• WHAT YOU HAVE TO DO
Extract the full listing verbatim and drop any pictures from your copy.
↓↓↓
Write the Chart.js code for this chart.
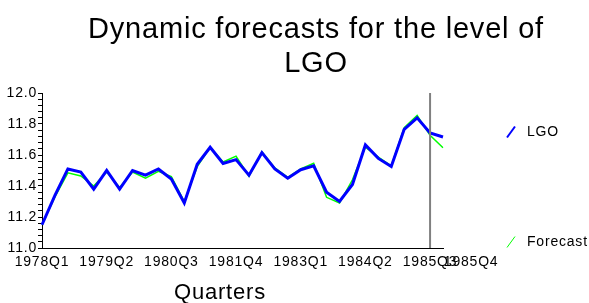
<!DOCTYPE html>
<html>
<head>
<meta charset="utf-8">
<script src="https://cdn.jsdelivr.net/npm/chart.js@4"></script>
<style>
  html, body { margin: 0; padding: 0; background: #fff; }
</style>
</head>
<body>
<canvas id="chart" width="589" height="303"></canvas>
<script>
// Quarter categories
const quarters = [
  "1978Q1", "1978Q2", "1978Q3", "1978Q4",
  "1979Q1", "1979Q2", "1979Q3", "1979Q4",
  "1980Q1", "1980Q2", "1980Q3", "1980Q4",
  "1981Q1", "1981Q2", "1981Q3", "1981Q4",
  "1982Q1", "1982Q2", "1982Q3", "1982Q4",
  "1983Q1", "1983Q2", "1983Q3", "1983Q4",
  "1984Q1", "1984Q2", "1984Q3", "1984Q4",
  "1985Q1", "1985Q2", "1985Q3", "1985Q4",
];

const lgo = [
  11.15, 11.34, 11.51, 11.49, 11.38, 11.50, 11.38, 11.50,
  11.47, 11.51, 11.445, 11.29, 11.54, 11.65, 11.545, 11.57,
  11.47, 11.615, 11.51, 11.45, 11.505, 11.53, 11.36, 11.30,
  11.41, 11.665, 11.578, 11.526, 11.766, 11.84, 11.742, 11.716,
];

// Dynamic forecast series
const forecast = [
  11.15, 11.33, 11.485, 11.465, 11.40, 11.49, 11.39, 11.49,
  11.45, 11.495, 11.46, 11.30, 11.525, 11.65, 11.555, 11.593,
  11.463, 11.62, 11.517, 11.455, 11.51, 11.547, 11.327, 11.29,
  11.44, 11.651, 11.586, 11.53, 11.777, 11.855, 11.727, 11.647,
];

// Labelled quarters on the x axis
const tickQuarters = ["1978Q1", "1979Q2", "1980Q3", "1981Q4", "1983Q1", "1984Q2", "1985Q3", "1985Q4"];
const forecastStart = "1985Q3";

const titleLines = ["Dynamic forecasts for the level of", "LGO"];
const xTitle = "Quarters";

const FONT = '"Liberation Sans", Arial, sans-serif';
Chart.defaults.font.family = FONT;
Chart.defaults.color = "#000";

// slightly looser spacing, like the original
const spacing = {
  id: "spacing",
  beforeLayout(chart) { chart.ctx.letterSpacing = "0.8px"; },
  beforeDraw(chart) { chart.ctx.letterSpacing = "0.8px"; },
};

// titles, forecast marker and side legend
const decor = {
  id: "decor",
  afterDraw(chart) {
    const { ctx, chartArea, scales } = chart;
    ctx.save();

    const fx = scales.x.getPixelForValue(quarters.indexOf(forecastStart));
    ctx.strokeStyle = "#808080";
    ctx.lineWidth = 2;
    ctx.beginPath();
    ctx.moveTo(fx, chartArea.top);
    ctx.lineTo(fx, chartArea.bottom);
    ctx.stroke();

    ctx.fillStyle = "#000";
    ctx.textAlign = "center";
    ctx.textBaseline = "alphabetic";
    ctx.font = "29px " + FONT;
    ctx.fillText(titleLines[0], 316, 38);
    ctx.fillText(titleLines[1], 316, 72);

    ctx.font = "22px " + FONT;
    ctx.fillText(xTitle, 220, 299);

    const legendY = [132, 242];
    ctx.font = "14px " + FONT;
    ctx.textAlign = "left";
    ctx.textBaseline = "middle";
    chart.data.datasets.forEach((ds, i) => {
      const y = legendY[i];
      ctx.strokeStyle = ds.borderColor;
      ctx.lineWidth = i === 0 ? 2 : 1;
      ctx.beginPath();
      ctx.moveTo(507, y + 5.5);
      ctx.lineTo(515, y - 5.5);
      ctx.stroke();
      ctx.fillText(ds.label, 527, y);
    });

    ctx.restore();
  },
};

const ctx = document.getElementById("chart").getContext("2d");
new Chart(ctx, {
  type: "line",
  data: {
    labels: quarters,
    datasets: [
      {
        label: "LGO",
        data: lgo,
        borderColor: "#0000FF",
        borderWidth: 3,
        pointRadius: 0,
        tension: 0,
      },
      {
        label: "Forecast",
        data: forecast,
        borderColor: "#00FF00",
        borderWidth: 1.5,
        pointRadius: 0,
        tension: 0,
      },
    ],
  },
  options: {
    responsive: false,
    animation: false,
    layout: { padding: { top: 93, right: 146, bottom: 0, left: 0 } },
    plugins: {
      legend: { display: false },
      tooltip: { enabled: false },
    },
    scales: {
      x: {
        grid: { display: false, drawTicks: false },
        border: { display: true, color: "#000", width: 1 },
        ticks: {
          autoSkip: false,
          maxRotation: 0,
          padding: 6,
          font: { size: 14 },
          callback: (value, index) => {
            const q = quarters[index];
            if (!tickQuarters.includes(q)) return "";
            // last label sits just right of the forecast marker label
            return index === quarters.length - 1 ? q.padStart(q.length + 12, " ") : q;
          },
        },
        afterFit: (scale) => { scale.height = 55; },
      },
      y: {
        min: 11,
        max: 12,
        grid: { display: true, drawOnChartArea: false, tickLength: 4, color: "#000" },
        border: { display: true, color: "#000", width: 1 },
        ticks: {
          stepSize: 0.04,
          maxTicksLimit: 100,
          autoSkip: false,
          padding: 1,
          font: { size: 14 },
          callback: (value) => {
            const v = value * 5;
            return Math.abs(v - Math.round(v)) < 1e-6 ? value.toFixed(1) : "";
          },
        },
        afterFit: (scale) => { scale.width = 42; },
      },
    },
  },
  plugins: [spacing, decor],
});
</script>
</body>
</html>
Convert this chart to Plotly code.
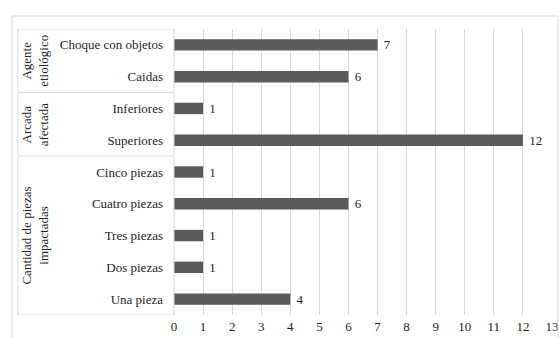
↑↑↑
• ANSWER TO THE TASK
Write the Chart.js code for this chart.
<!DOCTYPE html>
<html>
<head>
<meta charset="utf-8">
<script src="https://cdn.jsdelivr.net/npm/chart.js@4"></script>
<style>
  html, body { margin: 0; padding: 0; background: #fff; }
</style>
</head>
<body>
<canvas id="chart" width="589" height="303"></canvas>
<script>
// Quarter categories
const quarters = [
  "1978Q1", "1978Q2", "1978Q3", "1978Q4",
  "1979Q1", "1979Q2", "1979Q3", "1979Q4",
  "1980Q1", "1980Q2", "1980Q3", "1980Q4",
  "1981Q1", "1981Q2", "1981Q3", "1981Q4",
  "1982Q1", "1982Q2", "1982Q3", "1982Q4",
  "1983Q1", "1983Q2", "1983Q3", "1983Q4",
  "1984Q1", "1984Q2", "1984Q3", "1984Q4",
  "1985Q1", "1985Q2", "1985Q3", "1985Q4",
];

const lgo = [
  11.15, 11.34, 11.51, 11.49, 11.38, 11.50, 11.38, 11.50,
  11.47, 11.51, 11.445, 11.29, 11.54, 11.65, 11.545, 11.57,
  11.47, 11.615, 11.51, 11.45, 11.505, 11.53, 11.36, 11.30,
  11.41, 11.665, 11.578, 11.526, 11.766, 11.84, 11.742, 11.716,
];

// Dynamic forecast series
const forecast = [
  11.15, 11.33, 11.485, 11.465, 11.40, 11.49, 11.39, 11.49,
  11.45, 11.495, 11.46, 11.30, 11.525, 11.65, 11.555, 11.593,
  11.463, 11.62, 11.517, 11.455, 11.51, 11.547, 11.327, 11.29,
  11.44, 11.651, 11.586, 11.53, 11.777, 11.855, 11.727, 11.647,
];

// Labelled quarters on the x axis
const tickQuarters = ["1978Q1", "1979Q2", "1980Q3", "1981Q4", "1983Q1", "1984Q2", "1985Q3", "1985Q4"];
const forecastStart = "1985Q3";

const titleLines = ["Dynamic forecasts for the level of", "LGO"];
const xTitle = "Quarters";

const FONT = '"Liberation Sans", Arial, sans-serif';
Chart.defaults.font.family = FONT;
Chart.defaults.color = "#000";

// slightly looser spacing, like the original
const spacing = {
  id: "spacing",
  beforeLayout(chart) { chart.ctx.letterSpacing = "0.8px"; },
  beforeDraw(chart) { chart.ctx.letterSpacing = "0.8px"; },
};

// titles, forecast marker and side legend
const decor = {
  id: "decor",
  afterDraw(chart) {
    const { ctx, chartArea, scales } = chart;
    ctx.save();

    const fx = scales.x.getPixelForValue(quarters.indexOf(forecastStart));
    ctx.strokeStyle = "#808080";
    ctx.lineWidth = 2;
    ctx.beginPath();
    ctx.moveTo(fx, chartArea.top);
    ctx.lineTo(fx, chartArea.bottom);
    ctx.stroke();

    ctx.fillStyle = "#000";
    ctx.textAlign = "center";
    ctx.textBaseline = "alphabetic";
    ctx.font = "29px " + FONT;
    ctx.fillText(titleLines[0], 316, 38);
    ctx.fillText(titleLines[1], 316, 72);

    ctx.font = "22px " + FONT;
    ctx.fillText(xTitle, 220, 299);

    const legendY = [132, 242];
    ctx.font = "14px " + FONT;
    ctx.textAlign = "left";
    ctx.textBaseline = "middle";
    chart.data.datasets.forEach((ds, i) => {
      const y = legendY[i];
      ctx.strokeStyle = ds.borderColor;
      ctx.lineWidth = i === 0 ? 2 : 1;
      ctx.beginPath();
      ctx.moveTo(507, y + 5.5);
      ctx.lineTo(515, y - 5.5);
      ctx.stroke();
      ctx.fillText(ds.label, 527, y);
    });

    ctx.restore();
  },
};

const ctx = document.getElementById("chart").getContext("2d");
new Chart(ctx, {
  type: "line",
  data: {
    labels: quarters,
    datasets: [
      {
        label: "LGO",
        data: lgo,
        borderColor: "#0000FF",
        borderWidth: 3,
        pointRadius: 0,
        tension: 0,
      },
      {
        label: "Forecast",
        data: forecast,
        borderColor: "#00FF00",
        borderWidth: 1.5,
        pointRadius: 0,
        tension: 0,
      },
    ],
  },
  options: {
    responsive: false,
    animation: false,
    layout: { padding: { top: 93, right: 146, bottom: 0, left: 0 } },
    plugins: {
      legend: { display: false },
      tooltip: { enabled: false },
    },
    scales: {
      x: {
        grid: { display: false, drawTicks: false },
        border: { display: true, color: "#000", width: 1 },
        ticks: {
          autoSkip: false,
          maxRotation: 0,
          padding: 6,
          font: { size: 14 },
          callback: (value, index) => {
            const q = quarters[index];
            if (!tickQuarters.includes(q)) return "";
            // last label sits just right of the forecast marker label
            return index === quarters.length - 1 ? q.padStart(q.length + 12, " ") : q;
          },
        },
        afterFit: (scale) => { scale.height = 55; },
      },
      y: {
        min: 11,
        max: 12,
        grid: { display: true, drawOnChartArea: false, tickLength: 4, color: "#000" },
        border: { display: true, color: "#000", width: 1 },
        ticks: {
          stepSize: 0.04,
          maxTicksLimit: 100,
          autoSkip: false,
          padding: 1,
          font: { size: 14 },
          callback: (value) => {
            const v = value * 5;
            return Math.abs(v - Math.round(v)) < 1e-6 ? value.toFixed(1) : "";
          },
        },
        afterFit: (scale) => { scale.width = 42; },
      },
    },
  },
  plugins: [spacing, decor],
});
</script>
</body>
</html>
Convert this chart to Plotly code.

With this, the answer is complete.